*Exercise prompt:*
Pictures are not part of the copy. Give again exactly the lines from the one with "Rebuild this chart" to the one with "const data = temps.map((t, i)", inclusive.
— begin Data shown —
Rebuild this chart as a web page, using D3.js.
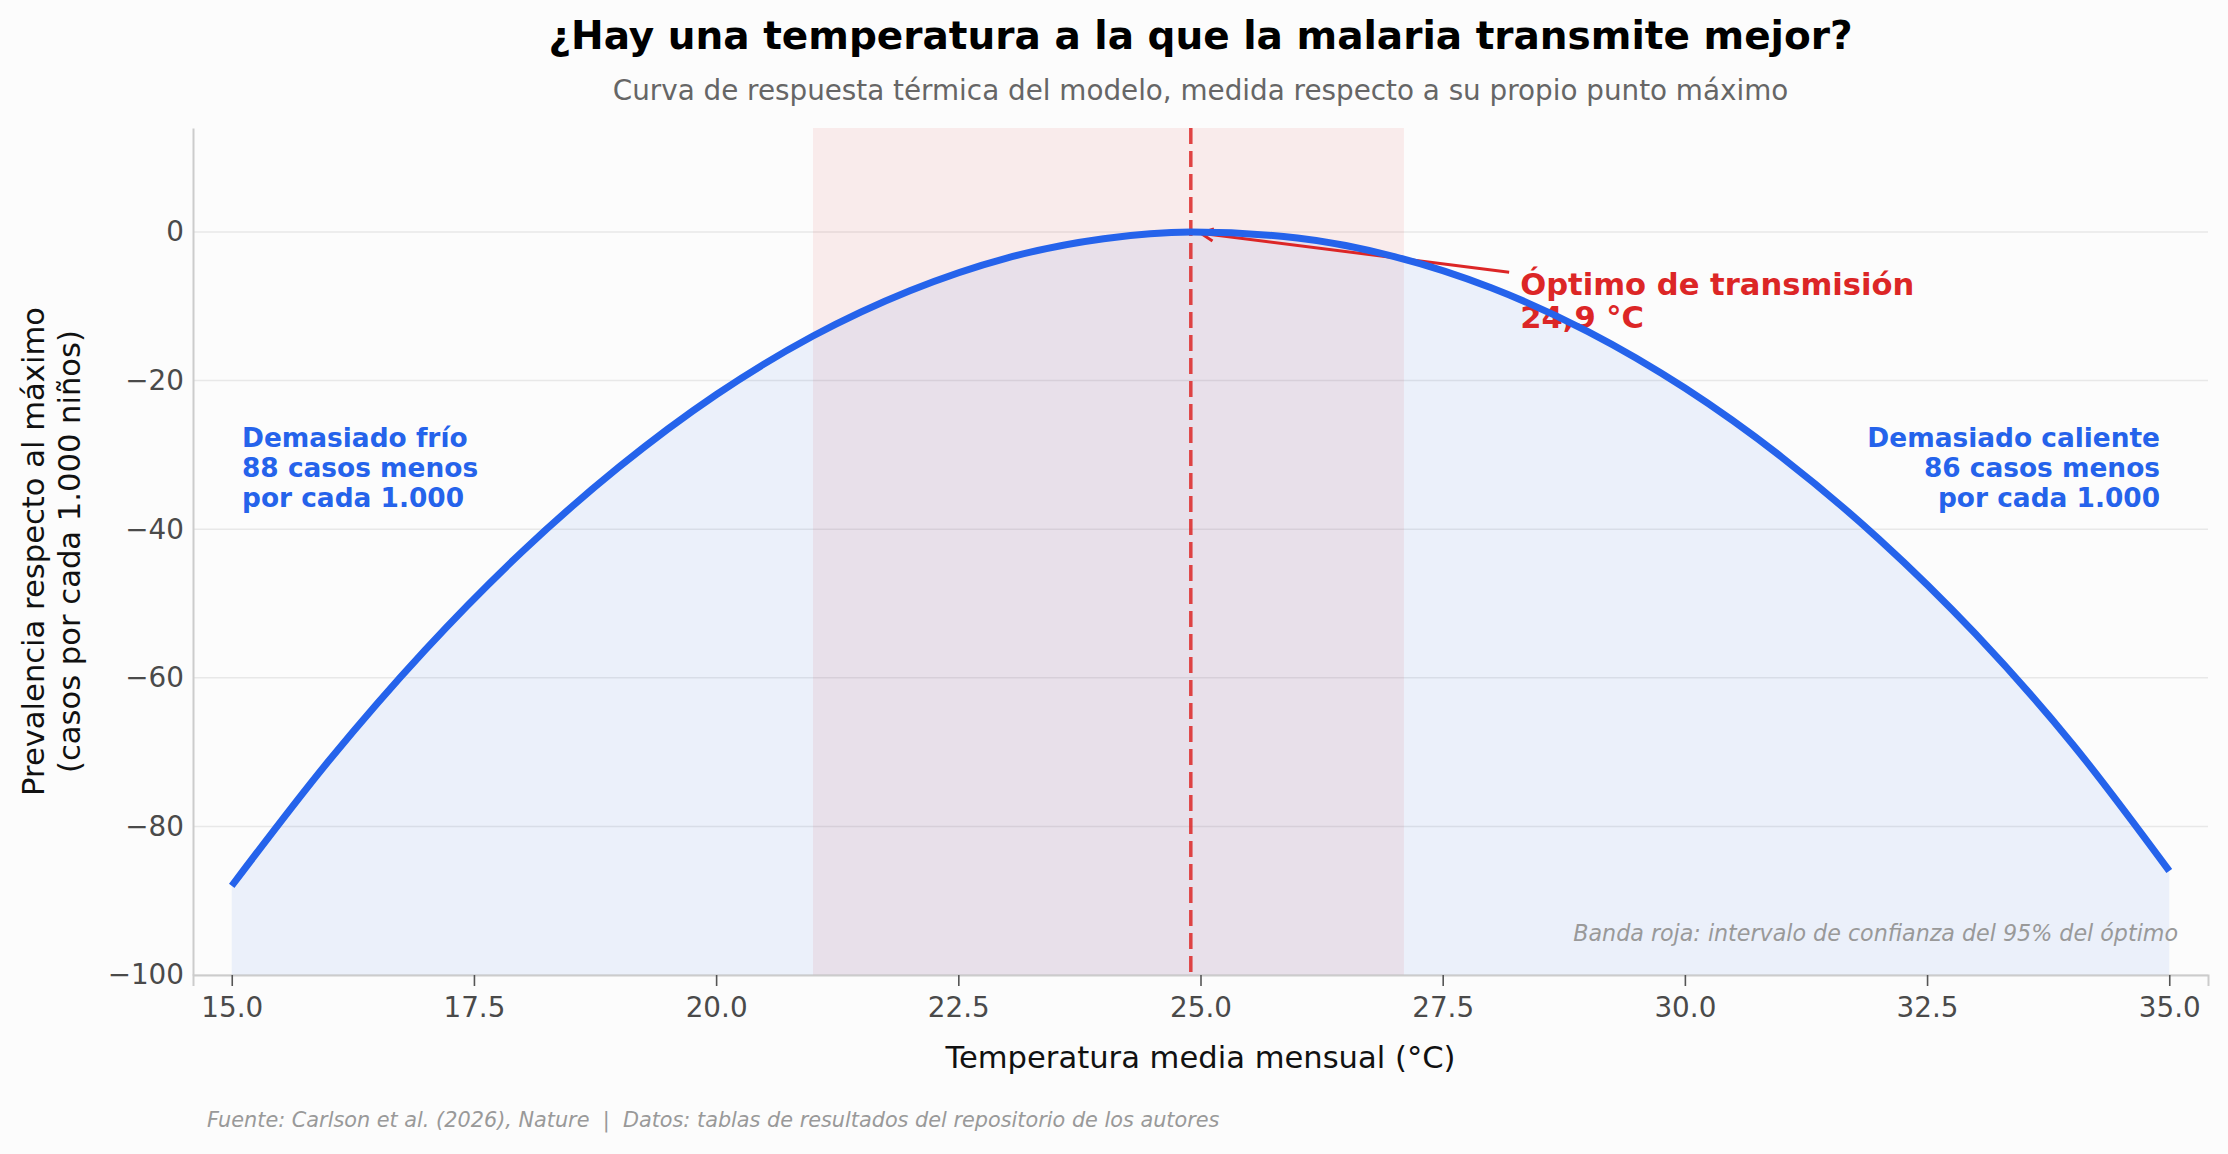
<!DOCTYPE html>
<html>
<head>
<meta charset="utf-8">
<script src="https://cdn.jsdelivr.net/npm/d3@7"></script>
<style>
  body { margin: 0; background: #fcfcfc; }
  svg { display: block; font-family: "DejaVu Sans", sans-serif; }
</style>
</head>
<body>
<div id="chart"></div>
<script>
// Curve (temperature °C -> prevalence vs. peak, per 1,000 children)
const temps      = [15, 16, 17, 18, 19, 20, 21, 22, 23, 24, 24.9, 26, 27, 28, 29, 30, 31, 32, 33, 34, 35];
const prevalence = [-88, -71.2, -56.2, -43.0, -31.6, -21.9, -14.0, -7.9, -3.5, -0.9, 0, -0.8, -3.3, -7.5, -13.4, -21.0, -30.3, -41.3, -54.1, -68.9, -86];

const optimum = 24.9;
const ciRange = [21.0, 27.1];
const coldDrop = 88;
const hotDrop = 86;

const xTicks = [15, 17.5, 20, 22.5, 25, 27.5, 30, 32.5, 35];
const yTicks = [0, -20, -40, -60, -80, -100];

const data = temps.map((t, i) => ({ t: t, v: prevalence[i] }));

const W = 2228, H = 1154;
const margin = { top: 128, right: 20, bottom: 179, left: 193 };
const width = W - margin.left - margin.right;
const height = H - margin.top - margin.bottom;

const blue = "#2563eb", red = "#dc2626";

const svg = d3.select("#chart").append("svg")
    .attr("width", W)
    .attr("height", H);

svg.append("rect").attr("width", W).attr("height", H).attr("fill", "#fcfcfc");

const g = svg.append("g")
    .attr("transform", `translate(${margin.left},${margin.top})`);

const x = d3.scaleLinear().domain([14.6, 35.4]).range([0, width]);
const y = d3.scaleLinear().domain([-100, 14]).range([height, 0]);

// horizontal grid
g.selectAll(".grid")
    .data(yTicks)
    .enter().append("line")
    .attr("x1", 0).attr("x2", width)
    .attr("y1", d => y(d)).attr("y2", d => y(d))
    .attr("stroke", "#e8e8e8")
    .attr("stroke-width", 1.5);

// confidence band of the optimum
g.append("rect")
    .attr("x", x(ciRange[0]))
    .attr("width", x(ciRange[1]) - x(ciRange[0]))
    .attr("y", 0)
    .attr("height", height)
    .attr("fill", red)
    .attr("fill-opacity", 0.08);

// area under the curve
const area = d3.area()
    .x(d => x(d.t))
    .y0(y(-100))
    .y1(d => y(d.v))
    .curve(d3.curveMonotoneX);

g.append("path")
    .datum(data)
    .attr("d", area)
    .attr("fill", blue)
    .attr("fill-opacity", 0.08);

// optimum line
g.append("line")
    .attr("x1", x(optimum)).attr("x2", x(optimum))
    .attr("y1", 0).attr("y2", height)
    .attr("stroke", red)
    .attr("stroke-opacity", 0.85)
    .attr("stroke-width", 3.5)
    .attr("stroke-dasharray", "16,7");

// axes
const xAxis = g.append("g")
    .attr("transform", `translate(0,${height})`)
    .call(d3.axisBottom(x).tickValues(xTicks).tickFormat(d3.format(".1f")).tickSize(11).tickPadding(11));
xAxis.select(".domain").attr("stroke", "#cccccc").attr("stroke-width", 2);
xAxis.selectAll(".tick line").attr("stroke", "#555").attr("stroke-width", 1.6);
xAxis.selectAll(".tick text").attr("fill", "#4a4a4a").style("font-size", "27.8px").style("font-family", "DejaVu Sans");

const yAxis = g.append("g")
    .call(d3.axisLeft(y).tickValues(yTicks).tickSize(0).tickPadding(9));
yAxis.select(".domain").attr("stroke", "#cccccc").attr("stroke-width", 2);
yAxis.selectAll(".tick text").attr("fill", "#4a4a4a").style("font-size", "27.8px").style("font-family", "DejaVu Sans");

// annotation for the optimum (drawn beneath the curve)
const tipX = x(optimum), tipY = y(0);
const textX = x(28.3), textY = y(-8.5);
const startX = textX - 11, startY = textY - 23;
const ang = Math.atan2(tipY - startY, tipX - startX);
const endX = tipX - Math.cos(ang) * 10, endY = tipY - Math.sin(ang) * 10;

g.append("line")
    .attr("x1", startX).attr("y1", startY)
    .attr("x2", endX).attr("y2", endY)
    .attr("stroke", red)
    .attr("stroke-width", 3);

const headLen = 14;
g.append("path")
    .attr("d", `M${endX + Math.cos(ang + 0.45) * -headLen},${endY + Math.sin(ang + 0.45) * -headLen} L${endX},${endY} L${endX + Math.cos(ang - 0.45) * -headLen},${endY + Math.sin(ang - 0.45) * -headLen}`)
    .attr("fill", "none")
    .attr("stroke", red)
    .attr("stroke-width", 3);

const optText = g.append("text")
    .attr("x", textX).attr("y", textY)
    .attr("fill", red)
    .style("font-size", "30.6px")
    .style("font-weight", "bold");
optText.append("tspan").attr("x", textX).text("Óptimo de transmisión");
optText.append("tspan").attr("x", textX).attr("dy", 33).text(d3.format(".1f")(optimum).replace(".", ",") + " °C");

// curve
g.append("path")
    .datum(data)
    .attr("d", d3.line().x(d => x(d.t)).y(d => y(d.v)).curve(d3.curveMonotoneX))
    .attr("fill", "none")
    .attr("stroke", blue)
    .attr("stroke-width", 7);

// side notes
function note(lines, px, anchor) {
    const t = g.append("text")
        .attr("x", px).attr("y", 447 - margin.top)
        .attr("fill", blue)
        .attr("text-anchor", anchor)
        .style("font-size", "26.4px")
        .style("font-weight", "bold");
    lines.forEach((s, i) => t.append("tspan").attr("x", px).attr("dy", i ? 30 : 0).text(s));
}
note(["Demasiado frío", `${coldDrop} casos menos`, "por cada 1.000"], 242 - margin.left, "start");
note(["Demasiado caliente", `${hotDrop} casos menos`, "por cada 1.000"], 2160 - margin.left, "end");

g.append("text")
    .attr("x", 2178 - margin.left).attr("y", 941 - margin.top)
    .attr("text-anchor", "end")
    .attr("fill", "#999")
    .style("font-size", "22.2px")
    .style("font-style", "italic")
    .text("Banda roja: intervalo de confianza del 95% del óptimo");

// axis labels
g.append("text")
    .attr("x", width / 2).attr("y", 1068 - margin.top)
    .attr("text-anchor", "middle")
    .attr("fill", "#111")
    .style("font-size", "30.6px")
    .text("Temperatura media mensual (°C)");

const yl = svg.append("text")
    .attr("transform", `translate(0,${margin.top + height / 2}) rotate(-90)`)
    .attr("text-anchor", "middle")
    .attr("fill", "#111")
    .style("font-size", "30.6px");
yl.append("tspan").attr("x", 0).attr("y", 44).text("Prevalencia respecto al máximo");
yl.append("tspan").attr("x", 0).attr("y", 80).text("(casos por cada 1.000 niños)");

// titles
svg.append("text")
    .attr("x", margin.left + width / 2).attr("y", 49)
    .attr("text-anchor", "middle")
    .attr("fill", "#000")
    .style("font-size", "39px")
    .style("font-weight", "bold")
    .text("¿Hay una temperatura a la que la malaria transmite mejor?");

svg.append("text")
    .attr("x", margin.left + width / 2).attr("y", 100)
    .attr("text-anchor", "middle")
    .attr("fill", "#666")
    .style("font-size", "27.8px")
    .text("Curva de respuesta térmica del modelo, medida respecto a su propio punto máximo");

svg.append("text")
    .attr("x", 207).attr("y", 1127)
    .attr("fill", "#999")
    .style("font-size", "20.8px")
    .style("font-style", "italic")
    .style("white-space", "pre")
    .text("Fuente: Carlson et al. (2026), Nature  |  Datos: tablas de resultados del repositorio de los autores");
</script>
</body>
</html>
— end Data shown —
— begin Data shown —
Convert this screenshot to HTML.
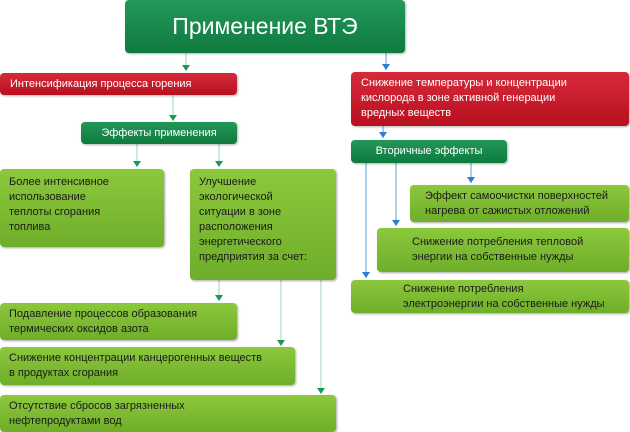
— end Data shown —
*Exercise result:*
Rebuild this chart as a web page, using D3.js.
<!DOCTYPE html>
<html>
<head>
<meta charset="utf-8">
<script src="https://cdn.jsdelivr.net/npm/d3@7"></script>
<style>
  body { margin: 0; background: #fcfcfc; }
  svg { display: block; font-family: "DejaVu Sans", sans-serif; }
</style>
</head>
<body>
<div id="chart"></div>
<script>
// Curve (temperature °C -> prevalence vs. peak, per 1,000 children)
const temps      = [15, 16, 17, 18, 19, 20, 21, 22, 23, 24, 24.9, 26, 27, 28, 29, 30, 31, 32, 33, 34, 35];
const prevalence = [-88, -71.2, -56.2, -43.0, -31.6, -21.9, -14.0, -7.9, -3.5, -0.9, 0, -0.8, -3.3, -7.5, -13.4, -21.0, -30.3, -41.3, -54.1, -68.9, -86];

const optimum = 24.9;
const ciRange = [21.0, 27.1];
const coldDrop = 88;
const hotDrop = 86;

const xTicks = [15, 17.5, 20, 22.5, 25, 27.5, 30, 32.5, 35];
const yTicks = [0, -20, -40, -60, -80, -100];

const data = temps.map((t, i) => ({ t: t, v: prevalence[i] }));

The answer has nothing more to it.